Source: LCD, an offering of S&P Global Market Intelligence

Repricing activity slowed to a trickle and most repricing efforts fell on deaf ears as loan prices declined in June. Nearly 33% of the new issue year-to-date was used for refinancing purposes while Acquisitions, LBOs, Spinoffs and Mergers largely accounted for the remainder.

YTD June 2018 Institutional Volume

Source: LCD, an offering of S&P Global Market Intelligence. As of June, 2018.

Amid strong inflows, the trailing 12-month returns continued to pace close to 4.5%. The combination of lower LIBOR spreads and the resulting price declines in May and June have weighed on returns.

Inflows and Rolling LTM Returns

Source: LCD, an offering of S&P Global Market Intelligence.

The end of May and all of June saw a reversal of the spread tightening that had taken place during the last 12 months. On a year-to-date basis, new issue spreads in June were -0.6% tighter for double Bs and 1.0% wider for single Bs. The spread for the CS LLI ended June at roughly L+345 basis points. This is the tightest spreads have been for the CS LLI since September 2010.

New Issue Spread Changes

Source: LCD, an offering of S&P Global Market Intelligence.

New issue LIBOR spreads during the last 12 months for new issue Double B loans have tightened -3.3%. New issue Single B loans have widened 2.3% during the last twelve months. Rising LIBOR has contributed to higher yields for Double B and Single B loans as yields are roughly 14 bps and 114 bps wider than 12 months prior at 4.7% and 6.5%.

Average New Issue Yields

Source: LCD, an offering of S&P Global Market Intelligence.

The default rate for the S&P/LSTA Leveraged Loan Index continued to fall in June, declining 17 basis points to 1.95% by principal amount. There was one default (Westmoreland Coal).

Lagging 12-Month Default Rates

Source: LCD, an offering of S&P Global Market Intelligence.
* Shadow default rate includes potential defaults, including those companies that have engaged bankruptcy advisors, performing loans with SD or D corporate rating and those paying default interest.

The last 12-month default tally is 19. Oil & Gas defaults lead all categories with 6 while Retail is close behind with 5.


Since 1992, the average 3-year discount margin (DM) for the CS LLI is 461 basis points. If the global financial crisis (2008 & 2009) is excluded, the 3-year discount margin for the CS LLI is 416 basis points.

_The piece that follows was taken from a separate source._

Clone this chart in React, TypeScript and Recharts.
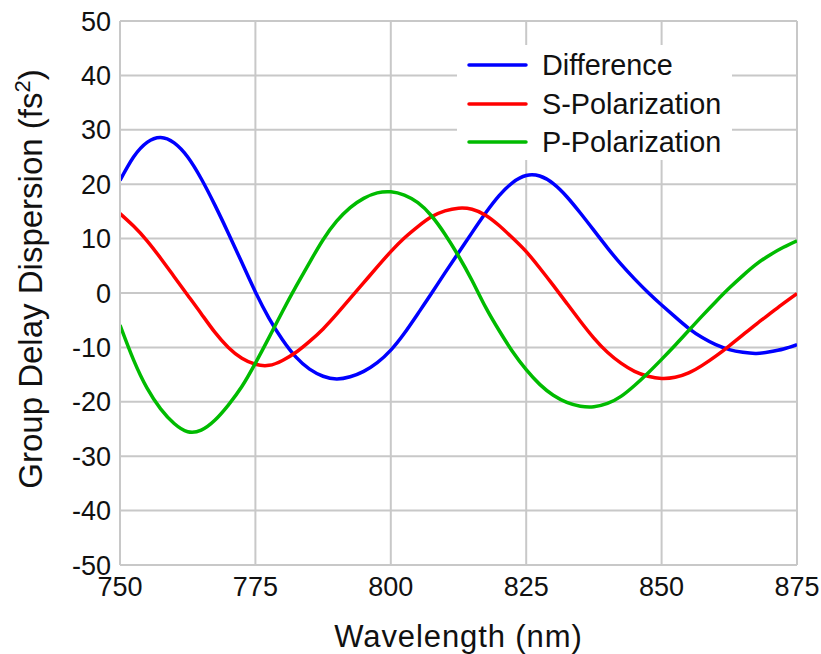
import React from 'react';
import { LineChart, Line, XAxis, YAxis, CartesianGrid, Legend } from 'recharts';

const xTicks = [750, 775, 800, 825, 850, 875];
const yTicks = [-50, -40, -30, -20, -10, 0, 10, 20, 30, 40, 50];

const seriesKeys = ['difference', 'sPol', 'pPol'];
const seriesNames = ['Difference', 'S-Polarization', 'P-Polarization'];
const seriesColors = ['#0000ff', '#ff0000', '#00bb00'];

// wavelength (nm), every 2.5 nm
const wavelength = [
  750, 752.5, 755, 757.5, 760, 762.5, 765, 767.5, 770, 772.5,
  775, 777.5, 780, 782.5, 785, 787.5, 790, 792.5, 795, 797.5,
  800, 802.5, 805, 807.5, 810, 812.5, 815, 817.5, 820, 822.5,
  825, 827.5, 830, 832.5, 835, 837.5, 840, 842.5, 845, 847.5,
  850, 852.5, 855, 857.5, 860, 862.5, 865, 867.5, 870, 872.5, 875,
];

const difference = [
  20.7, 25.0, 27.7, 28.6, 27.6, 25.0, 21.0, 16.2, 11.0, 5.6,
  0.2, -4.6, -8.6, -11.8, -14.0, -15.3, -15.8, -15.4, -14.4, -12.8,
  -10.5, -7.4, -3.8, -0.1, 3.7, 7.4, 11.1, 14.7, 17.9, 20.3,
  21.6, 21.5, 20.1, 17.7, 14.7, 11.5, 8.3, 5.3, 2.6, 0.1,
  -2.2, -4.4, -6.5, -8.2, -9.5, -10.4, -10.9, -11.1, -10.8, -10.3, -9.5,
];

const sPolarization = [
  14.6, 12.3, 9.6, 6.4, 3.0, -0.4, -3.8, -7.2, -10.0, -12.0,
  -13.1, -13.3, -12.4, -10.9, -8.9, -6.6, -3.9, -1.0, 1.9, 4.8,
  7.6, 10.1, 12.2, 14.0, 15.1, 15.6, 15.4, 14.3, 12.4, 10.1,
  7.6, 4.6, 1.4, -1.9, -5.2, -8.3, -10.9, -12.9, -14.4, -15.3,
  -15.7, -15.5, -14.7, -13.3, -11.6, -9.7, -7.7, -5.7, -3.8, -1.9, -0.1,
];

const pPolarization = [
  -5.9, -12.3, -17.5, -21.3, -24.0, -25.5, -25.2, -23.4, -20.6, -17.2,
  -12.9, -8.2, -3.4, 1.2, 5.6, 9.8, 13.2, 15.7, 17.4, 18.4,
  18.6, 18.0, 16.6, 14.2, 10.8, 6.8, 2.3, -2.6, -6.9, -10.8,
  -14.1, -16.8, -18.8, -20.1, -20.8, -20.9, -20.3, -19.0, -17.0, -14.7,
  -12.2, -9.6, -6.9, -4.2, -1.6, 0.9, 3.2, 5.3, 7.0, 8.4, 9.6,
];

const data = wavelength.map((w, i) => ({
  wavelength: w,
  difference: difference[i],
  sPol: sPolarization[i],
  pPol: pPolarization[i],
}));

const FONT = '"Liberation Sans", Arial, Helvetica, sans-serif';
const GRID = '#c8c8c8';
const TEXT = '#111111';

const renderLegend = (props: any) => {
  const payload = [...(props.payload || [])].sort(
    (a: any, b: any) => seriesNames.indexOf(a.value) - seriesNames.indexOf(b.value)
  );
  return (
    <div style={{ paddingTop: 1, fontFamily: FONT, fontSize: 28.8, color: TEXT }}>
      {payload.map((entry: any) => (
        <div key={entry.value} style={{ height: 38.5, display: 'flex', alignItems: 'center' }}>
          <svg width={72} height={8} style={{ display: 'block' }}>
            <line x1={12} x2={69} y1={4} y2={4} stroke={entry.color} strokeWidth={3.5} strokeLinecap="round" />
          </svg>
          <span style={{ marginLeft: 13, lineHeight: '38.5px', whiteSpace: 'nowrap' }}>{entry.value}</span>
        </div>
      ))}
    </div>
  );
};

const renderYLabel = (props: any) => {
  const vb = props.viewBox || { x: 0, y: 21, width: 120, height: 544 };
  const cx = vb.x + 42;
  const cy = vb.y + vb.height / 2 - 14;
  return (
    <text
      x={cx}
      y={cy}
      transform={`rotate(-90, ${cx}, ${cy})`}
      textAnchor="middle"
      fontFamily={FONT}
      fontSize={33}
      fill={TEXT}
    >
      Group Delay Dispersion (fs
      <tspan dy={-12} fontSize={22}>2</tspan>
      <tspan dy={12}>)</tspan>
    </text>
  );
};

export default function App() {
  return (
    <div style={{ position: 'absolute', left: 0, top: 0, width: 821, height: 654, background: '#ffffff' }}>
      <LineChart width={821} height={654} data={data} margin={{ top: 21, right: 24, bottom: 0, left: 0 }}>
        <CartesianGrid stroke={GRID} strokeWidth={2} />
        <XAxis
          type="number"
          dataKey="wavelength"
          domain={[750, 875]}
          ticks={xTicks}
          allowDataOverflow
          height={89}
          tickSize={0}
          tickMargin={12}
          axisLine={{ stroke: GRID, strokeWidth: 2 }}
          tickLine={false}
          tick={{ fontFamily: FONT, fontSize: 27, fill: TEXT }}
          label={{
            value: 'Wavelength (nm)',
            position: 'insideBottom',
            offset: 7,
            fontFamily: FONT,
            fontSize: 31,
            letterSpacing: 0.9,
            fill: TEXT,
          }}
        />
        <YAxis
          type="number"
          domain={[-50, 50]}
          ticks={yTicks}
          allowDataOverflow
          width={120}
          tickSize={0}
          tickMargin={9}
          axisLine={{ stroke: GRID, strokeWidth: 2 }}
          tickLine={false}
          tick={{ fontFamily: FONT, fontSize: 27, fill: TEXT }}
          label={{ content: renderYLabel }}
        />
        <Legend
          layout="vertical"
          align="center"
          verticalAlign="middle"
          content={renderLegend}
          wrapperStyle={{ left: 457, top: 45, width: 275, height: 115, background: '#ffffff' }}
        />
        {seriesKeys.map((key, i) => (
          <Line
            key={key}
            dataKey={key}
            name={seriesNames[i]}
            type="natural"
            stroke={seriesColors[i]}
            strokeWidth={3.5}
            dot={false}
            activeDot={false}
            isAnimationActive={false}
          />
        ))}
      </LineChart>
    </div>
  );
}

At month end, the 3-year DM (400 basis points) hovers close to the same levels it has been at for all of 2018, which is the tightest level for the 3-year discount margin since October 2007. The DM spread differential between double Bs and single Bs has tightened from July 2017 to June 2018 by 3 basis points and is still 42 basis points tighter than the historical spread differential.

Source: Credit Suisse

Summary & Looking Forward

As of June 30, the S&P/LSTA Index imputed default rate was 1.28%, the highest level in 2018 but still very close to the levels last seen in November 2007.

Volumes for CLO and institutional loan issuance were large during the last month and high volumes led to wider pricing levels for both CLO liabilities and leveraged loans. Ramping CLOs stepped in and provided support to the market throughout the month and the market remained very orderly despite declining prices. In fact, we saw several OWICs (Offers Wanted in Competition) from CLOs accelerating their ramps and taking advantage of lower secondary prices.

This all occurred in a month with lots of headline news and concerns surrounding global trade and tariffs. While trade concerns created volatility in equity and other credit markets, loan weakness felt most attributable to market indigestion. If true, we should see loans begin to show signs of strength in July as the loan forward calendar shrinks and managers’ process quarter end amortization payments, which will increase cash balances.

June’s weakness felt healthy for the market as repricing activity ceased. Loan spread widening reflected CLO liabilities and lower prices allowed investors to more easily trade. While prices declined for the second consecutive month, the market has remained balanced between buyers and sellers – just at lower levels.